Exercise objective – Copy, in full, each line of the material that holds the word "chart".

━━━━━ Records to process ━━━━━

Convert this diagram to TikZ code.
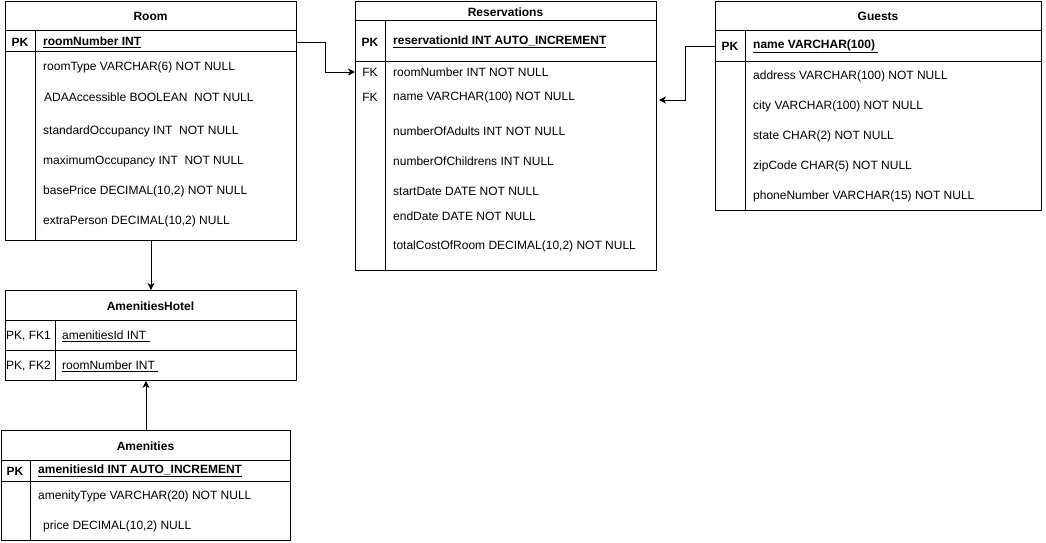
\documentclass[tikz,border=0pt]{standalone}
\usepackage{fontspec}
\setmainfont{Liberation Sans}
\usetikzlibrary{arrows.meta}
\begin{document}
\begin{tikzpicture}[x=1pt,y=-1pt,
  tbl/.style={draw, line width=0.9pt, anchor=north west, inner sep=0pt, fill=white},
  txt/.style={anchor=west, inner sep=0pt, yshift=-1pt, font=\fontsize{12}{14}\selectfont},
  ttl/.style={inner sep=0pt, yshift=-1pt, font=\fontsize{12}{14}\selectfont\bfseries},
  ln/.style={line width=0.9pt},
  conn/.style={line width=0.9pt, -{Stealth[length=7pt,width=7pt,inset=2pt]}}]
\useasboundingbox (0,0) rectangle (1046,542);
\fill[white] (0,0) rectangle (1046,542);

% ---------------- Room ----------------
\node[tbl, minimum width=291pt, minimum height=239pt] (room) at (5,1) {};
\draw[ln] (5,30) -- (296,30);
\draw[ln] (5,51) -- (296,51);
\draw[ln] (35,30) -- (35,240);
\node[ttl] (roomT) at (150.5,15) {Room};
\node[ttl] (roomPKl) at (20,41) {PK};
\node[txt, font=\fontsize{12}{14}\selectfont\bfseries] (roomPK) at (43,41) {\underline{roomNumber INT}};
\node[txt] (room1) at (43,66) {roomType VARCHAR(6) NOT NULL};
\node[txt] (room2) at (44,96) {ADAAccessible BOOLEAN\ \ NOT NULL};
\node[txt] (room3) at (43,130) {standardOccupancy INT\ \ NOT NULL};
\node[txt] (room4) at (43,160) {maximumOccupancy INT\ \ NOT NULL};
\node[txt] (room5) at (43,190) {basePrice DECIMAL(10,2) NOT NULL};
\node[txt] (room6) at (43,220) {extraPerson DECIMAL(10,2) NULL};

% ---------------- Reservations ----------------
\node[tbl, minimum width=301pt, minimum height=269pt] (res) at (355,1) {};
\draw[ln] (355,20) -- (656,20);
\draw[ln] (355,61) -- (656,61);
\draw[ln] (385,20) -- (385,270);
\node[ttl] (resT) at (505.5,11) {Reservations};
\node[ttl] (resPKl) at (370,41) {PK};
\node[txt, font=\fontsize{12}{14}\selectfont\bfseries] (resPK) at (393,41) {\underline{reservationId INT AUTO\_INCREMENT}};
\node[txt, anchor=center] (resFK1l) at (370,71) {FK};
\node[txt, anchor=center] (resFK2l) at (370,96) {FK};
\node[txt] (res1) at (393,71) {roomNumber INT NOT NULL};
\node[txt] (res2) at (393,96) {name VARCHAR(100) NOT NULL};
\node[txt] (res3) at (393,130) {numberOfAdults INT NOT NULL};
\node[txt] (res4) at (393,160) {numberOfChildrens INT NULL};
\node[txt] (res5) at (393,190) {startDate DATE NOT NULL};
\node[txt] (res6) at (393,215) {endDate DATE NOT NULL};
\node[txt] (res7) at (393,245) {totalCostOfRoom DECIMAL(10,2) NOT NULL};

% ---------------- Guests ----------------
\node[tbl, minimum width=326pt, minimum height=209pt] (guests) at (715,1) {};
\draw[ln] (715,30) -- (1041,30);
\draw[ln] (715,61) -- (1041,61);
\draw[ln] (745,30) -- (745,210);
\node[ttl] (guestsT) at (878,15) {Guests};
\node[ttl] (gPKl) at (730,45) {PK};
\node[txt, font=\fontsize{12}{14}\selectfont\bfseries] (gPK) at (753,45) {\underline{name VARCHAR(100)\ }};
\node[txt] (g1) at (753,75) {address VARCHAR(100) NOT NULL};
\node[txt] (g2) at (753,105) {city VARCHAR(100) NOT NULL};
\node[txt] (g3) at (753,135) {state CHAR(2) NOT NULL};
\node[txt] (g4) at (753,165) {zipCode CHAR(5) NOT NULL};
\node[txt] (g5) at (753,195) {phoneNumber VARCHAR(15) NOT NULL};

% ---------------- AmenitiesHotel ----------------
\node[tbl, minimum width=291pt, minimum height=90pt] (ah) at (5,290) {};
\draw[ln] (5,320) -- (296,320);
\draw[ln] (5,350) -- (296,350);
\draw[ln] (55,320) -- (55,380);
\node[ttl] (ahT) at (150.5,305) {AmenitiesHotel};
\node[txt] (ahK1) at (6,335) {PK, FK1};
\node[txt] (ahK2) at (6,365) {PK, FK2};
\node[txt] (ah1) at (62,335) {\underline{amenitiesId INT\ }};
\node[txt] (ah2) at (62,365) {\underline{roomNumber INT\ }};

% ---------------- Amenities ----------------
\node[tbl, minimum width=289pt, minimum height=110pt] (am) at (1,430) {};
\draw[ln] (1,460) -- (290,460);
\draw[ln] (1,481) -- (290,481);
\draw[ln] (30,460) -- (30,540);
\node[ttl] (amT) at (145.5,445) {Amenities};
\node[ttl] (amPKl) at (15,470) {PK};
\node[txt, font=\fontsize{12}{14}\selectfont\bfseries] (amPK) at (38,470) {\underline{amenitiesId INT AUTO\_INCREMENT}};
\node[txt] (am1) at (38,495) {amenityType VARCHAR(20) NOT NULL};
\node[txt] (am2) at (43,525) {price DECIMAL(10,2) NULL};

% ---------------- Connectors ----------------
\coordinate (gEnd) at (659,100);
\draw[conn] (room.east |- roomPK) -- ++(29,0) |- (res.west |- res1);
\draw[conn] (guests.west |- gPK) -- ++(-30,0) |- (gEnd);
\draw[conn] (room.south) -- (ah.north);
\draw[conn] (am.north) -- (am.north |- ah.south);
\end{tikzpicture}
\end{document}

━━━━━
━━━━━ Records to process ━━━━━

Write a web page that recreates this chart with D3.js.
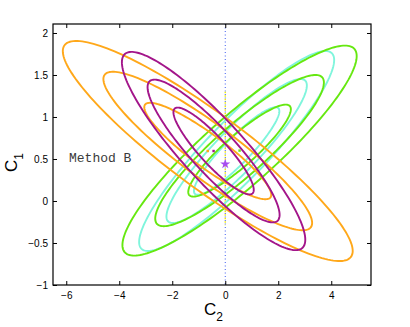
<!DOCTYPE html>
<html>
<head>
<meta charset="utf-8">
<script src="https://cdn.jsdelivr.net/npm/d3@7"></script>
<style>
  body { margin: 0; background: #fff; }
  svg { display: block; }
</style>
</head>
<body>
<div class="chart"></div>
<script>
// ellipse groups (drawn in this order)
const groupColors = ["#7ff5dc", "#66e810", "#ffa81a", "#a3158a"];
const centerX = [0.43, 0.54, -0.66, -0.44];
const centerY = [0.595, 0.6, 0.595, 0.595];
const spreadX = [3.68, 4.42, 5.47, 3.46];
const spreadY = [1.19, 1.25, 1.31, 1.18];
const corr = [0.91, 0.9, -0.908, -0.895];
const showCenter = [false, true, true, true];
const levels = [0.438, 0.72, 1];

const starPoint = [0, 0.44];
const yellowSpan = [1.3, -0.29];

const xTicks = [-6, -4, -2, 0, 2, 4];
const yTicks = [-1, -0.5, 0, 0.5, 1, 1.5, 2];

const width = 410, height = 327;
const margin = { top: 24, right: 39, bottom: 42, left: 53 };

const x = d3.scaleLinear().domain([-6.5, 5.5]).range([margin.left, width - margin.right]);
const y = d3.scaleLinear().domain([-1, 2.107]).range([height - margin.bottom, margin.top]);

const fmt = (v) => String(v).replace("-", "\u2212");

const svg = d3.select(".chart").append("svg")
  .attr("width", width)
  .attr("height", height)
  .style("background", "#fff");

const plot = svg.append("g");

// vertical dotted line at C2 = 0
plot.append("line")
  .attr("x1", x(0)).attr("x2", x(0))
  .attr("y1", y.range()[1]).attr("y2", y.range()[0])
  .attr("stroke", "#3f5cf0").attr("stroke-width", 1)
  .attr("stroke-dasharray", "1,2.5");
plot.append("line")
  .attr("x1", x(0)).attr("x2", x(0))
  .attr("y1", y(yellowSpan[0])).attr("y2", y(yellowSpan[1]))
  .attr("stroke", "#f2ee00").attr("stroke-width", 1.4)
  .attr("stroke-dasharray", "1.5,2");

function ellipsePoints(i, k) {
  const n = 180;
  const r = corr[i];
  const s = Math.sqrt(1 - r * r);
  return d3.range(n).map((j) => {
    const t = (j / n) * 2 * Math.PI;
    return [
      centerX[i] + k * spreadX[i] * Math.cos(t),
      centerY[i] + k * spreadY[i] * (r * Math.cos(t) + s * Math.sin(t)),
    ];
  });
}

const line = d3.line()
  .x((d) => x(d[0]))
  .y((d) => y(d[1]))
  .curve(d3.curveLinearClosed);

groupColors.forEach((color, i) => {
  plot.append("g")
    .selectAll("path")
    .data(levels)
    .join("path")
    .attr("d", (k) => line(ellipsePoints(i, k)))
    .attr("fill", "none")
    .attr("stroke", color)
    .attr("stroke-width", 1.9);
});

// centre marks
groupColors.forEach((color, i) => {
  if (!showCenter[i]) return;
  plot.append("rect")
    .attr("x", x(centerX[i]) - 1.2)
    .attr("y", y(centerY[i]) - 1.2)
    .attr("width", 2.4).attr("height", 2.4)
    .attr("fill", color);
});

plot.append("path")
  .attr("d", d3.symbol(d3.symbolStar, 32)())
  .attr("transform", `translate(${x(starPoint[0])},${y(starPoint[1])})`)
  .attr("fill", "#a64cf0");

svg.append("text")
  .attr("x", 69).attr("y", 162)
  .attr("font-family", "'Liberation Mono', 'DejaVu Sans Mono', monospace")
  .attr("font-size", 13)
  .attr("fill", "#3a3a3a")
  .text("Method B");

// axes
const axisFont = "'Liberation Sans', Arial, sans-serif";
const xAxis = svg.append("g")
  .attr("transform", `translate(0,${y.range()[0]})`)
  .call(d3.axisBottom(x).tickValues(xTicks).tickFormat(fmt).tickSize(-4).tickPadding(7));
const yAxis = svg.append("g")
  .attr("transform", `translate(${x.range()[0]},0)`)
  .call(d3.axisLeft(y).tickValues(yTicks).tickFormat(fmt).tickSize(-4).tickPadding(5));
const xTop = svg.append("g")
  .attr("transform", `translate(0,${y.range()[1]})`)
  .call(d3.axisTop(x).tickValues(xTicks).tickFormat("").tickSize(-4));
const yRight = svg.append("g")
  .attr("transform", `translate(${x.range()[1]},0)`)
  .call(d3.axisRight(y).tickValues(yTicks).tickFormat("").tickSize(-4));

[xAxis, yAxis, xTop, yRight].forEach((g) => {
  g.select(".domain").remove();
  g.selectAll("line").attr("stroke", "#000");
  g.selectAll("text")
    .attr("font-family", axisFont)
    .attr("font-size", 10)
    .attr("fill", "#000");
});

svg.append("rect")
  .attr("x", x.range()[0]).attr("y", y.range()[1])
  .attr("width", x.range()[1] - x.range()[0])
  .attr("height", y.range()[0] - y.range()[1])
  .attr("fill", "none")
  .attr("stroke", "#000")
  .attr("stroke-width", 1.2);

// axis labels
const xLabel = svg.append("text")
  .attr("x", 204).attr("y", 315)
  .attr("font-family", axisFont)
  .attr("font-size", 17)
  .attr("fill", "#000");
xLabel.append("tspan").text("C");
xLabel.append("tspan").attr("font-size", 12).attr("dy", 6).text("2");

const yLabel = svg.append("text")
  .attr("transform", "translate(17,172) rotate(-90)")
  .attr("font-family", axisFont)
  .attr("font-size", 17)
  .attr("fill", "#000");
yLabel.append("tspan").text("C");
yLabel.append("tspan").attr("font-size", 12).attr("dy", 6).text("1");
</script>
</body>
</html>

━━━━━

Worked solution –
Write a web page that recreates this chart with D3.js.
<div class="chart"></div>
const svg = d3.select(".chart").append("svg")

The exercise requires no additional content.